Recently, zero trust has become a huge topic in the cybersecurity industry of late, and looking at Figure 5, it’s hard to argue against the core thesis of this strategy. Three of the four most frequent initial access techniques target trust—trusted accounts or credentials, trusted relationships with third parties, and trusting users who fall for phishing schemes. These techniques also rank in the top four for financial losses.


Key stats associated with the initial access techniques used in ripple events

The subversion of valid user accounts and trusted third-party relationships contribute to over 60% of downstream parties impacted by ripple events; and it’s easy to see why. Once an attacker gains the privileges intended for trusted users or third parties, they’re on the fast track to spreading across the network and supply chain.
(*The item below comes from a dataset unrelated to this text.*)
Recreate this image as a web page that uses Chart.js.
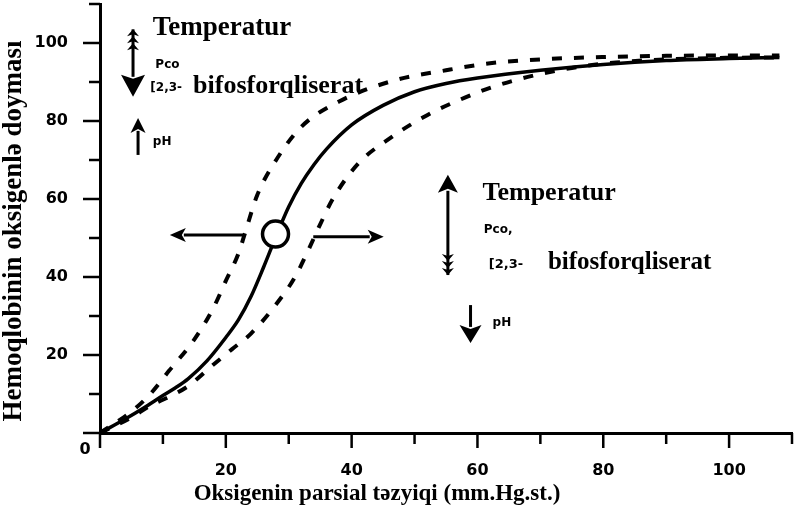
<!DOCTYPE html>
<html>
<head>
<meta charset="utf-8">
<script src="https://cdn.jsdelivr.net/npm/chart.js@4.4.1/dist/chart.umd.min.js"></script>
<style>
  html, body { margin: 0; padding: 0; background: #fff; }
  #wrap { width: 794px; height: 517px; }
</style>
</head>
<body>
<div id="wrap"><canvas id="curveChart" width="794" height="517"></canvas></div>
<script>
// normal curve
const solidX = [0, 4, 7, 10, 12, 14, 17, 20, 22, 24, 26, 28, 30, 32, 34, 36, 40, 45, 50, 55, 60, 70, 80, 90, 100, 108];
const solidY = [0, 3.6, 6.5, 9.6, 11.6, 13.9, 18.5, 24.5, 29, 35, 42.5, 50.5, 58, 64, 68.8, 72.8, 79, 84, 87.5, 89.6, 91, 93, 94.5, 95.5, 96, 96.3];

// shifted left
const leftX = [0, 5, 8, 11, 15, 18, 20, 22, 23, 25, 28, 32, 38, 47, 55, 62, 70, 80, 90, 100, 108];
const leftY = [0, 5.5, 10, 16, 24, 32, 39, 46, 51, 61, 70, 78.5, 85, 90.5, 93, 94.8, 95.8, 96.4, 96.7, 96.8, 96.8];

// shifted right
const rightX = [0, 5, 8, 11, 14, 18, 21, 24, 28, 31, 33, 35, 37, 41, 46, 52, 58, 62, 68, 75, 82, 90, 100, 108];
const rightY = [0, 4, 7, 9.3, 12, 17.5, 21.5, 25.5, 33, 40, 46.5, 53.5, 60, 69, 75.5, 81.5, 86, 88.5, 91.3, 93.6, 95, 95.8, 96.2, 96.3];

// P50 point
const p50X = [27.9];
const p50Y = [51];

const tickLabels = [20, 40, 60, 80, 100];

const LINE_COLOR = '#000';
const SERIF = '"Liberation Serif", "DejaVu Serif", serif';
const SANS = '"DejaVu Sans", "Liberation Sans", sans-serif';

const toPoints = function (xs, ys) {
    return xs.map(function (x, i) {
        return { x: x, y: ys[i] };
    });
}

// annotation arrows, in data units: tail -> tip
const arrows = [
    { from: [5.25, 103.5], to: [5.25, 86.2], head: [22, 24], fletch: true },
    { from: [6.05, 71.3], to: [6.05, 80.8], head: [15, 15] },
    { from: [55.3, 40.5], to: [55.3, 66.2], head: [18, 20], fletch: true },
    { from: [58.9, 32.8], to: [58.9, 23.1], head: [18, 22] },
    { from: [22.8, 50.8], to: [11.1, 50.8], head: [16, 14] },
    { from: [33.9, 50.3], to: [45.1, 50.3], head: [16, 14] }
];

// annotation texts, left-middle anchored, in data units
const notes = [
    { text: 'Temperatur', at: [8.4, 103.8], font: 'bold 27px ' + SERIF },
    { text: 'Pco', at: [8.8, 94.4], font: 'bold 12px ' + SANS },
    { text: '[2,3-', at: [8.0, 88.6], font: 'bold 12px ' + SANS },
    { text: 'bifosforqliserat', at: [14.8, 89], font: 'bold 26px ' + SERIF },
    { text: 'pH', at: [8.4, 74.6], font: 'bold 12px ' + SANS },
    { text: 'Temperatur', at: [60.8, 61.5], font: 'bold 26px ' + SERIF },
    { text: 'Pco,', at: [61.0, 52], font: 'bold 12px ' + SANS },
    { text: '[2,3-', at: [61.8, 43.3], font: 'bold 13px ' + SANS },
    { text: 'bifosforqliserat', at: [71.2, 43.6], font: 'bold 25px ' + SERIF },
    { text: 'pH', at: [62.4, 28.2], font: 'bold 12px ' + SANS }
];

const drawArrow = function (ctx, x1, y1, x2, y2, head, fletch) {
    const len = Math.hypot(x2 - x1, y2 - y1);
    const hl = head[0], hw = head[1];
    ctx.save();
    ctx.translate(x1, y1);
    ctx.rotate(Math.atan2(y2 - y1, x2 - x1));
    ctx.strokeStyle = LINE_COLOR;
    ctx.fillStyle = LINE_COLOR;
    ctx.lineWidth = 3;
    ctx.beginPath();
    ctx.moveTo(0, 0);
    ctx.lineTo(len - hl + 2, 0);
    ctx.stroke();
    ctx.beginPath();
    ctx.moveTo(len, 0);
    ctx.lineTo(len - hl, -hw / 2);
    ctx.lineTo(len - hl + 4, 0);
    ctx.lineTo(len - hl, hw / 2);
    ctx.closePath();
    ctx.fill();
    if (fletch) {
        for (let i = 0; i < 3; i++) {
            const s = i * 7;
            ctx.beginPath();
            ctx.moveTo(s, 0);
            ctx.lineTo(s + 7, -6);
            ctx.lineTo(s + 5, 0);
            ctx.lineTo(s + 7, 6);
            ctx.closePath();
            ctx.fill();
        }
    }
    ctx.restore();
}

const overlayPlugin = {
    id: 'overlay',
    afterDraw: function (chart) {
        const ctx = chart.ctx;
        const xs = chart.scales.x, ys = chart.scales.y;
        const area = chart.chartArea;

        // tick marks
        ctx.save();
        ctx.strokeStyle = LINE_COLOR;
        ctx.lineWidth = 2.5;
        for (let v = 0; v <= 110; v += 10) {
            const major = v % 20 === 0;
            const py = ys.getPixelForValue(v);
            ctx.beginPath();
            ctx.moveTo(area.left - (major ? 17 : 11), py);
            ctx.lineTo(area.left, py);
            ctx.stroke();
            const px = xs.getPixelForValue(v);
            ctx.beginPath();
            ctx.moveTo(px, area.bottom);
            ctx.lineTo(px, area.bottom + (major ? 15 : 11));
            ctx.stroke();
        }
        ctx.restore();

        arrows.forEach(function (a) {
            drawArrow(ctx,
                xs.getPixelForValue(a.from[0]), ys.getPixelForValue(a.from[1]),
                xs.getPixelForValue(a.to[0]), ys.getPixelForValue(a.to[1]),
                a.head, a.fletch);
        });

        ctx.save();
        ctx.fillStyle = LINE_COLOR;
        ctx.textAlign = 'left';
        ctx.textBaseline = 'middle';
        notes.forEach(function (n) {
            ctx.font = n.font;
            ctx.fillText(n.text, xs.getPixelForValue(n.at[0]), ys.getPixelForValue(n.at[1]));
        });

        // origin label
        ctx.font = 'bold 16px ' + SANS;
        ctx.textAlign = 'center';
        ctx.fillText('0', area.left - 15, area.bottom + 17);

        // axis titles
        ctx.font = 'bold 23px ' + SERIF;
        ctx.fillText('Oksigenin parsial təzyiqi (mm.Hg.st.)', 377, 494);
        ctx.translate(14, 231);
        ctx.rotate(-Math.PI / 2);
        ctx.font = 'bold 27px ' + SERIF;
        ctx.fillText('Hemoqlobinin oksigenlə doyması', 0, 0);
        ctx.restore();
    }
};

const tickCallback = function (value) {
    return tickLabels.indexOf(value) >= 0 ? String(value) : '';
}

const noPadding = function (scale) {
    scale.paddingTop = 0;
    scale.paddingBottom = 0;
    scale.paddingLeft = 0;
    scale.paddingRight = 0;
}

const curveChart = new Chart(document.getElementById('curveChart'), {
    type: 'line',
    data: {
        datasets: [
            {
                label: 'P50',
                data: toPoints(p50X, p50Y),
                showLine: false,
                pointRadius: 13,
                pointBorderWidth: 3.5,
                pointBorderColor: LINE_COLOR,
                pointBackgroundColor: '#fff'
            },
            {
                label: 'Normal',
                data: toPoints(solidX, solidY),
                borderColor: LINE_COLOR,
                borderWidth: 3.5,
                pointRadius: 0,
                cubicInterpolationMode: 'monotone',
                fill: false
            },
            {
                label: 'Sola',
                data: toPoints(leftX, leftY),
                borderColor: LINE_COLOR,
                borderWidth: 4,
                borderDash: [10, 12],
                pointRadius: 0,
                cubicInterpolationMode: 'monotone',
                fill: false
            },
            {
                label: 'Sağa',
                data: toPoints(rightX, rightY),
                borderColor: LINE_COLOR,
                borderWidth: 4,
                borderDash: [10, 12],
                pointRadius: 0,
                cubicInterpolationMode: 'monotone',
                fill: false
            }
        ]
    },
    options: {
        responsive: false,
        animation: false,
        layout: { autoPadding: false, padding: { top: 4, right: 2, left: 0, bottom: 0 } },
        plugins: {
            legend: { display: false },
            tooltip: { enabled: false }
        },
        scales: {
            x: {
                type: 'linear',
                min: 0,
                max: 110,
                grid: { display: false },
                border: { display: true, color: LINE_COLOR, width: 3 },
                ticks: {
                    stepSize: 10,
                    autoSkip: false,
                    maxRotation: 0,
                    padding: 20,
                    color: LINE_COLOR,
                    font: { family: SANS, size: 16, weight: 'bold' },
                    callback: tickCallback
                },
                afterFit: function (scale) {
                    scale.height = 84;
                    noPadding(scale);
                }
            },
            y: {
                type: 'linear',
                min: 0,
                max: 110,
                grid: { display: false },
                border: { display: true, color: LINE_COLOR, width: 3 },
                ticks: {
                    stepSize: 10,
                    autoSkip: false,
                    padding: 24,
                    color: LINE_COLOR,
                    font: { family: SANS, size: 16, weight: 'bold' },
                    callback: tickCallback
                },
                afterFit: function (scale) {
                    scale.width = 100;
                    noPadding(scale);
                }
            }
        }
    },
    plugins: [overlayPlugin]
});
</script>
</body>
</html>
If you’re curious about the underlying risk factors enabling this spread, our Balancing Third-Party Risk report offers useful insight.

The exploitation of web applications is another major initial access vector for ripple events. Not only does this technique rank third on the frequency scale, it contributes to nearly two-thirds of all financial losses! This validates the critical importance of continual assessments to ensure that internet-facing devices are properly secured.

Top Initial Access Mitigation Strategies

As mentioned above, many of the most common and impactful initial access techniques target trusted accounts. Therefore, it’s fitting that several of the top mitigation methods illustrated in Figure 6 focus on securing those accounts and credentials (e.g., M1018, M1026, M1027, and M1032).

Other effective strategies include segmentation (M1030), limiting access to network resources (M1035), and isolating or sandboxing applications (M1048). These approaches can effectively restrict adversaries who manage to exploit accounts or applications.


Recommended Mitigations for the most common initial access techniques

Security hygiene emerges as a third theme woven through the recommended mitigations for initial access techniques. Implementing measures such as updating software (M1051), avoiding easy exploitation (M1050), conducting vulnerability scans (M1016), and restricting unnecessary web content and services (M1021) all reduce the likelihood of your organization falling prey to opportunistic attackers.